CLAVICHORD.
THE PIANO-FORTE.
BY MRS. JOHN LILLIE.
I wonder how many young people who sit down to practice or take a lesson at the piano-forte know the story of the instrument now familiar in every household of the civilized world. Look at it as we have it to-day, almost perfect in size and quality and tone. It is capable of producing the fullest and the softest sounds, just as its name indicates, for piano means soft, and forte means loud. Can you realize that little more than a hundred years ago pianos were a rarity? Only one or two makers produced any instruments worthy of the name, and few households possessed one. "But," I can hear my young readers exclaim, "the music we play on our pianos—Bach and Haydn, as well as old English airs—were certainly played on some horizontal instrument." Of course they were, but not on our kind of piano-fortes; and the story I am going to tell will take you back far into the sixteenth century, when ladies of rank, and monks and nuns, and some troubadours, had the instruments from which our piano is descended. These were known as the clavichord and the virginal.
The clavichord was perfected about 1500, and the name was derived from "clavi" (a key) and "chorda" (a string); so you see at once that it contained the two principal elements of our piano-forte. Although it went out of use in Bach's day, yet that dear old master, whose gavottes all our young people are playing now, loved to use it. The piano-forte had been invented, but Bach loved his old clavichord. As he sat thrumming it, I think he liked to fancy himself away in the early sixteenth-century days, when Henry the Seventh's court enjoyed madrigals and queer little bits of music on the same sort of an instrument. Following the clavichord, we have that graceful, romantic instrument called the virginal. This was an improvement on the clavichord, and toward the close of the sixteenth century we find its name in poetry, romance, biography—indeed, in history.
VIRGINAL.
The virginal produced a low, tinkling sort of sound not unlike that of the German zither. Only ladies of quality, musicians, or nuns or monks in convents, performed upon the virginal, and so I think we associate it with all the grace and beauty and the slow stateliness of that romantic epoch. When I think of a virginal, it seems to me to bring many suggestions of rich colors, softly fading lights, the flash of jewels, or the movement of white hands, oak wainscoting, and tapestried walls—perhaps some very sad and sorrowing heart, perhaps some young and hopeful one, but always something that is picturesque and dreamy.

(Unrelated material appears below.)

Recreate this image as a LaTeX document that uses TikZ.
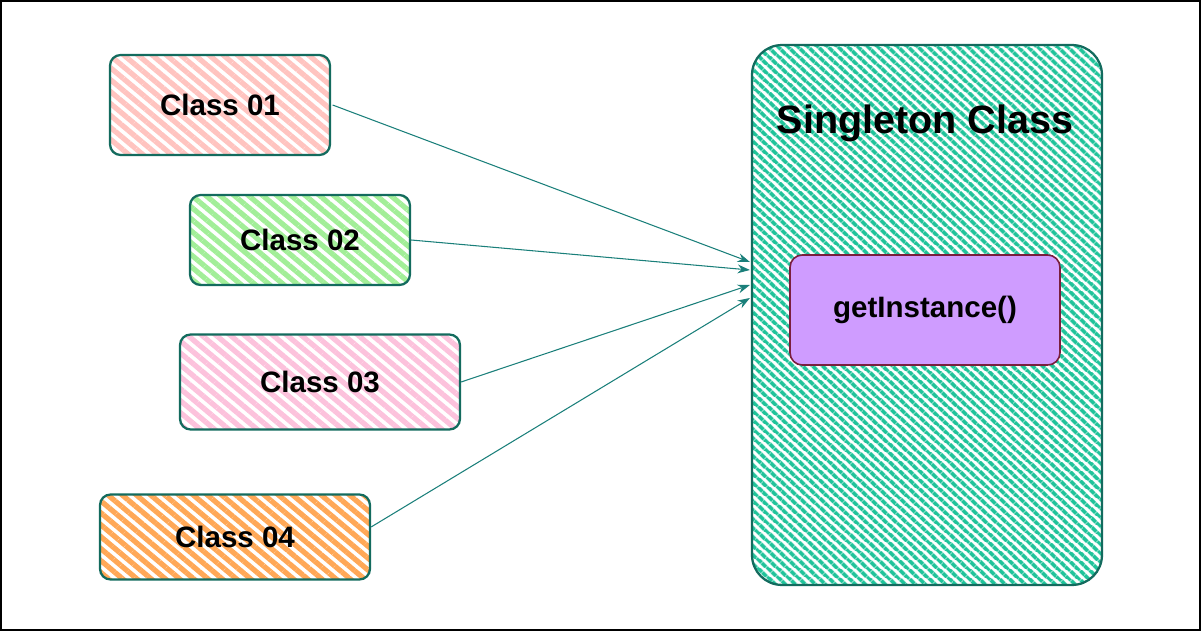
\documentclass[tikz,border=0pt]{standalone}
\usepackage{fontspec}
\setmainfont{Liberation Sans}
\usetikzlibrary{patterns.meta,arrows.meta}

\definecolor{edge}{HTML}{136B5E}
\definecolor{link}{HTML}{1A7F7A}
\definecolor{salmon}{HTML}{FFC4C0}
\definecolor{mint}{HTML}{A2EE98}
\definecolor{rose}{HTML}{FCC2DC}
\definecolor{peach}{HTML}{FFA857}
\definecolor{teal}{HTML}{20C39A}
\definecolor{lilac}{HTML}{CF9CFF}
\definecolor{plum}{HTML}{7A1E3E}

\begin{document}
\begin{tikzpicture}[
		x=0.02cm, y=-0.02cm,
		classbox/.style={rectangle, rounded corners=6pt, draw=edge, line width=1.3pt, align=center,
			font=\bfseries\fontsize{16.8}{20}\selectfont},
		hatch/.style={pattern={Lines[angle=-40,distance=5.2pt,line width=3pt]}, pattern color=#1},
		densehatch/.style={pattern={Lines[angle=-42,distance=4pt,line width=2.4pt]}, pattern color=#1},
		arrow/.style={-{Stealth[length=7pt,width=5pt]}, draw=link, line width=0.6pt}
	]
	\useasboundingbox (0,0) rectangle (1201,631);
	\draw[line width=1.2pt] (0.8,0.8) rectangle (1200.2,630.2);

	% Singleton
	\node[classbox, densehatch=teal, rounded corners=17pt, minimum width=7cm, minimum height=10.8cm] (single) at (927,315) {};
	\node[font=\bfseries\fontsize{22.5}{26}\selectfont] (title) at (925,123) {Singleton Class};
	\node[classbox, draw=plum, line width=0.9pt, fill=lilac, rounded corners=7pt, minimum width=5.4cm, minimum height=2.2cm] (method) at (925,310) {getInstance()};

	% Classes
	\node[classbox, hatch=salmon, minimum width=4.4cm, minimum height=2cm] (class1) at (220,105) {Class 01};
	\node[classbox, hatch=mint, minimum width=4.4cm, minimum height=1.8cm] (class2) at (300,240) {Class 02};
	\node[classbox, hatch=rose, minimum width=5.6cm, minimum height=1.9cm] (class3) at (320,382) {Class 03};
	\node[classbox, hatch=peach, minimum width=5.4cm, minimum height=1.7cm] (class4) at (235,537) {Class 04};

	\draw[arrow] (class1.east) -- ([yshift=1.06cm]single.west);
	\draw[arrow] (class2.east) -- ([yshift=0.9cm]single.west);
	\draw[arrow] (class3.east) -- ([yshift=0.6cm]single.west);
	\draw[arrow] ([yshift=0.2cm]class4.east) -- ([yshift=0.34cm]single.west);

\end{tikzpicture}
\end{document}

Perhaps we would not think it so sweet an instrument to-day, but assuredly in the sixteenth century it moved people to very tender, elevated thoughts. Shakspeare wrote of it with deep feeling, and there are some quaint lines of Spenser's about it. "My love doth sit ... playing alone, careless, on her heavenlie virginals."
In 1583, Sir James Melvil was sent by Mary Stuart to England as Ambassador, and in his memoirs he relates how he heard Queen Elizabeth play. He says that Lord Hunsden took him up into a "quiet gallery," where, unknown to the Queen, he might hear her play. The two gentlemen stood outside a tapestried doorway, from within which came the soft tinkle-tinkle of the virginal. I wish he had told us what the Queen was playing. Presently, it appears, his curiosity to see her Majesty overcame his prudence, and he softly raised the curtain, and went into the room. The Queen played on, "a melody which ravished him," he says, but for some moments did not see that any one was listening. Is it not a pretty picture?